More bad news: after the company’s profit margin nearly doubled to an impressive 7.4% in Q1 2019, largely thanks to the increasing contribution from AWS, in Q2 profit slumped again, and the profit margin of 4.9% was the lowest going back to Q1 2018.
Another negative: after the company’s international loss shrank to just $90MM in Q1 2019, it once again swelled, rising to $601 million in Q2.
Meanwhile, the all important Amazon Web Services was once again responsible for more than half of Amazon’s entire profit, with the division generating $8.381BN in revenue (below the $8.5BN expected), and up from $7.7BN in Q1, generating $2.12 BN in operating income, a 25.3% operating margin, down from $2.22BN in operating income in Q1, and sharply lower from the 28.9% margin reported last quarter. Even so it was responsible for 69% of the company’s total operating income of $3.08BN.
But even more concerning was the slowdown in AWS revenue, which rose just 37%, down from 49% a year ago and down from 42% last quarter. As Bloomberg puts it, AWS’s growth rate of 37% continues to slow as the business grows, “but it’s still a cash machine.”
To summarize, AWS revenue growth:
- Q1 2018: 48%
- Q2 2018: 49%
- Q3 2018: 46%
- Q4 2018: 46%
- Q1 2019: 42%
- Q2 2019: 37%
And AWS operating margin:
- Q1 2018: 25.7%
- Q2 2018: 26.9%
- Q3 2018: 31.1%
- Q4 2018: 29.3%
- Q1 2019: 28.9%
- Q2 2019: 25.3%
Looking at the rest of Amazon’s business, Q2 marked two years since Amazon announced it was buying Whole Foods Market. Alas, as Bloomberg notes, the read on how the grocer is performing under Amazon remains murky. Whole Foods accounts for almost all of the sales in Amazon’s “physical stores” segment. That was $4.33 billion, barely changed from $4.31 billion a year ago, with razor thin margins. “Complicating matters, that total does not include online orders from the dozens of markets where Whole Foods stores serve as grocery delivery depots.”
And while Amazon reported strong revenue and an impressive sales outlook, the reason why the stock is sharply lower is due to the disappointing profit outlook, suggesting continue big spending on delivery which pressures margins, and the ongoing slowdown in AWS.

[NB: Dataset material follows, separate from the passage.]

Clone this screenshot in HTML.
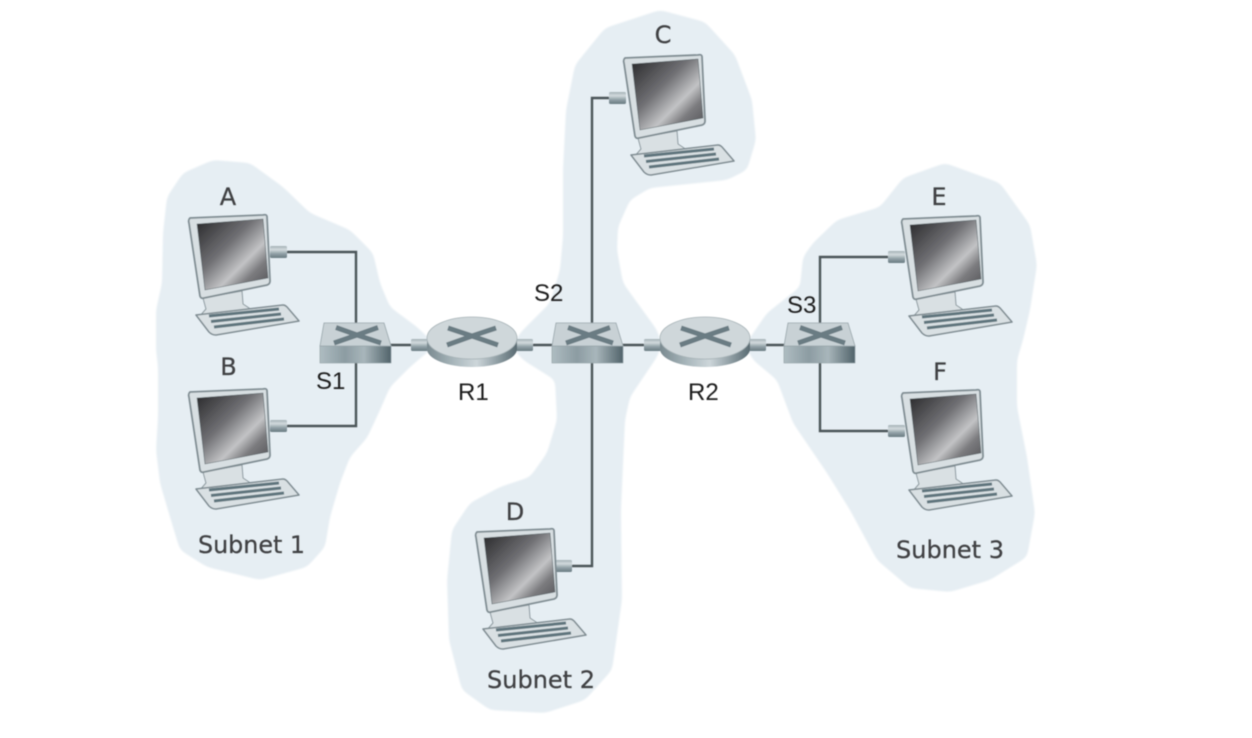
<!DOCTYPE html>
<html><head><meta charset="utf-8"><style>
html,body{margin:0;padding:0;background:#fff;width:1252px;height:738px;overflow:hidden}
svg{display:block}
</style></head><body>
<svg width="1252" height="738" viewBox="0 0 1252 738" xmlns="http://www.w3.org/2000/svg">
<defs>
<linearGradient id="scr" x1="0" y1="0" x2="1" y2="1">
<stop offset="0" stop-color="#28282a"/><stop offset=".4" stop-color="#707074"/><stop offset=".64" stop-color="#c2c3c5"/><stop offset=".78" stop-color="#7b7b7e"/><stop offset="1" stop-color="#505054"/>
</linearGradient>
<linearGradient id="met" x1="0" y1="0" x2="1" y2="0">
<stop offset="0" stop-color="#aebcc1"/><stop offset=".35" stop-color="#8c9ca2"/><stop offset=".62" stop-color="#a8b6bb"/><stop offset="1" stop-color="#51636a"/>
</linearGradient>
<linearGradient id="rt" x1="0" y1="0" x2="1" y2="0">
<stop offset="0" stop-color="#7a8a90"/><stop offset=".3" stop-color="#a9b7bc"/><stop offset=".55" stop-color="#cdd6da"/><stop offset=".8" stop-color="#8b9aa0"/><stop offset="1" stop-color="#5a6b72"/>
</linearGradient>
<linearGradient id="con" x1="0" y1="0" x2="0" y2="1">
<stop offset="0" stop-color="#a3b1b6"/><stop offset=".3" stop-color="#d2dadd"/><stop offset=".65" stop-color="#8f9fa5"/><stop offset="1" stop-color="#6a7b82"/>
</linearGradient>
<g id="pc" stroke-linejoin="round">
<path d="M203 298 L206 309 L199 317 L203 323 L250 317 L252 310 L243 304 L242 291Z" fill="#d9e0e3" stroke="#8a979d" stroke-width="1"/>
<path d="M190 218 Q188 220 189 223 L200 296 Q201 299 204 298 L267 285 Q270 284 270 281 L267 217 Q267 214 263 215Z" fill="#d8dfe2" stroke="#7f8c92" stroke-width="1.800"/>
<path d="M197 224 L263 219 L268 278 L205 290Z" fill="url(#scr)" stroke="#5c686d" stroke-width=".6"/>
<path d="M196 315 L283 305 Q285 305 287 307 L299 321 L216 335 Q212 335 209 332Z" fill="#d9e0e3" stroke="#7f8c92" stroke-width="1.500"/>
<path d="M209 316 L279 309 M211 321.500 L281 314 M214 327 L284 319" stroke="#5f747d" stroke-width="3" fill="none"/>
</g>
<g id="sw">
<path d="M320 346 L391 346 L391 363 L320 363Z" fill="url(#met)" stroke="#8d9ba0" stroke-width=".6"/>
<path d="M324 323 L384 323 L391 346 L320 346Z" fill="#c8d1d5" stroke="#97a4a9" stroke-width=".8"/>
<path d="M336 327.500 L357 335 L378 327.500 M334 343 L357 335 L381 343" stroke="#6a7c83" stroke-width="5" fill="none"/>
</g>
<g id="rtr">
<path d="M427 338 L427 349 A45 18 0 0 0 517 349 L517 338Z" fill="url(#rt)"/>
<ellipse cx="472" cy="338" rx="45" ry="21" fill="#cfd7da" stroke="#a6b2b6" stroke-width=".8"/>
<path d="M448 328 L472 336 L496 328 M447 345 L472 336 L498 345" stroke="#6a7c83" stroke-width="5" fill="none"/>
</g>
<rect id="cn" x="0" y="0" width="17" height="12" rx="1.500" fill="url(#con)"/>
<filter id="soft" filterUnits="userSpaceOnUse" x="0" y="0" width="1252" height="738"><feGaussianBlur stdDeviation=".45"/></filter>
<filter id="rnd" filterUnits="userSpaceOnUse" x="0" y="0" width="1252" height="738">
<feGaussianBlur in="SourceAlpha" stdDeviation="4"/>
<feComponentTransfer><feFuncA type="linear" slope="5" intercept="-2"/></feComponentTransfer>
<feGaussianBlur stdDeviation=".7" result="a"/>
<feFlood flood-color="#e6eef3"/>
<feComposite in2="a" operator="in"/>
</filter>
</defs>
<rect width="1252" height="738" fill="#fff"/>
<g filter="url(#rnd)" fill="#000">
<polygon points="213,160 250,163 283,187 310,213 350,230 373,253 380,283 390,307 417,327 436,345 410,367 390,387 380,410 367,438 350,457 340,483 330,517 325,547 307,567 260,580 207,567 180,550 170,517 160,483 156,450 158,417 158,367 156,350 156,310 162,283 163,233 167,197 183,173"/>
<polygon points="660,10 705,22 735,55 752,100 756,140 747,170 727,180 650,188 630,200 618,227 617,250 623,283 657,330 662,345 657,357 630,397 625,420 621,510 622,600 612,670 585,700 545,713 490,710 462,690 449,640 447,580 452,530 470,503 500,487 530,477 547,453 557,420 555,380 523,360 512,347 520,333 550,303 560,270 563,237 563,170 566,110 575,65 605,28"/>
<polygon points="745,345 767,313 800,287 803,257 813,243 837,220 880,207 903,178 945,163 1000,183 1030,225 1037,265 1030,310 1023,340 1017,360 1017,407 1027,457 1035,513 1027,557 990,580 950,592 910,588 877,560 850,510 827,473 793,423 777,380 753,360"/>
</g>
<g filter="url(#soft)">
<g fill="none" stroke="#4c5458" stroke-width="2.400">
<path d="M285 252 H356 V325"/>
<path d="M285 426 H356 V360"/>
<path d="M609 98 H592 V566 H572"/>
<path d="M888 257 H820 V325"/>
<path d="M888 431 H820 V360"/>
<path d="M390 345 H412 M530 345 H554 M622 345 H644 M764 345 H786"/>
</g>
<use href="#cn" x="270" y="246"/>
<use href="#cn" x="270" y="420"/>
<use href="#cn" x="609" y="92"/>
<use href="#cn" x="555" y="560"/>
<use href="#cn" x="888" y="251"/>
<use href="#cn" x="888" y="425"/>
<use href="#cn" x="411" y="339"/>
<use href="#cn" x="516" y="339"/>
<use href="#cn" x="644" y="339"/>
<use href="#cn" x="749" y="339"/>
<use href="#pc"/>
<use href="#pc" x="0" y="174"/>
<use href="#pc" x="435" y="-160"/>
<use href="#pc" x="287" y="314"/>
<use href="#pc" x="713" y="1"/>
<use href="#pc" x="713" y="175"/>
<use href="#sw"/>
<use href="#sw" x="232"/>
<use href="#sw" x="464"/>
<use href="#rtr"/>
<use href="#rtr" x="233"/>
<g font-family="'DejaVu Sans','Liberation Sans',sans-serif" fill="#3f4143" stroke="#3f4143" stroke-width=".25" font-size="24">
<text x="228" y="205" text-anchor="middle">A</text>
<text x="228.500" y="375" text-anchor="middle">B</text>
<text x="663" y="43" text-anchor="middle">C</text>
<text x="515" y="520" text-anchor="middle">D</text>
<text x="939" y="205" text-anchor="middle">E</text>
<text x="940" y="380" text-anchor="middle">F</text>
<text x="198" y="553" textLength="107" lengthAdjust="spacingAndGlyphs">Subnet 1</text>
<text x="487" y="688" textLength="108" lengthAdjust="spacingAndGlyphs">Subnet 2</text>
<text x="896" y="558" textLength="108" lengthAdjust="spacingAndGlyphs">Subnet 3</text>
</g>
<g font-family="'Liberation Sans',sans-serif" fill="#1c1c1c" font-size="24">
<text x="316" y="389">S1</text>
<text x="458" y="400">R1</text>
<text x="534" y="301">S2</text>
<text x="688" y="400">R2</text>
<text x="787" y="313">S3</text>
</g>
</g>
</svg>
</body></html>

Perhaps realizing that it needs to focus much more carefully on costs, Amazon announced labor initiatives, pledging to upskill 100,000 of its employees across the U.S. by 2025, dedicating over $700 million to provide employees across its corporate offices, tech hubs, fulfillment centers, retail stores, and transportation network with access to training programs that will help them move into more highly-skilled roles within or outside of the company.
The stock, for those who don’t have a screen in front of them, tumbled as much as $100 to $1,900 after hours, before recovering some losses.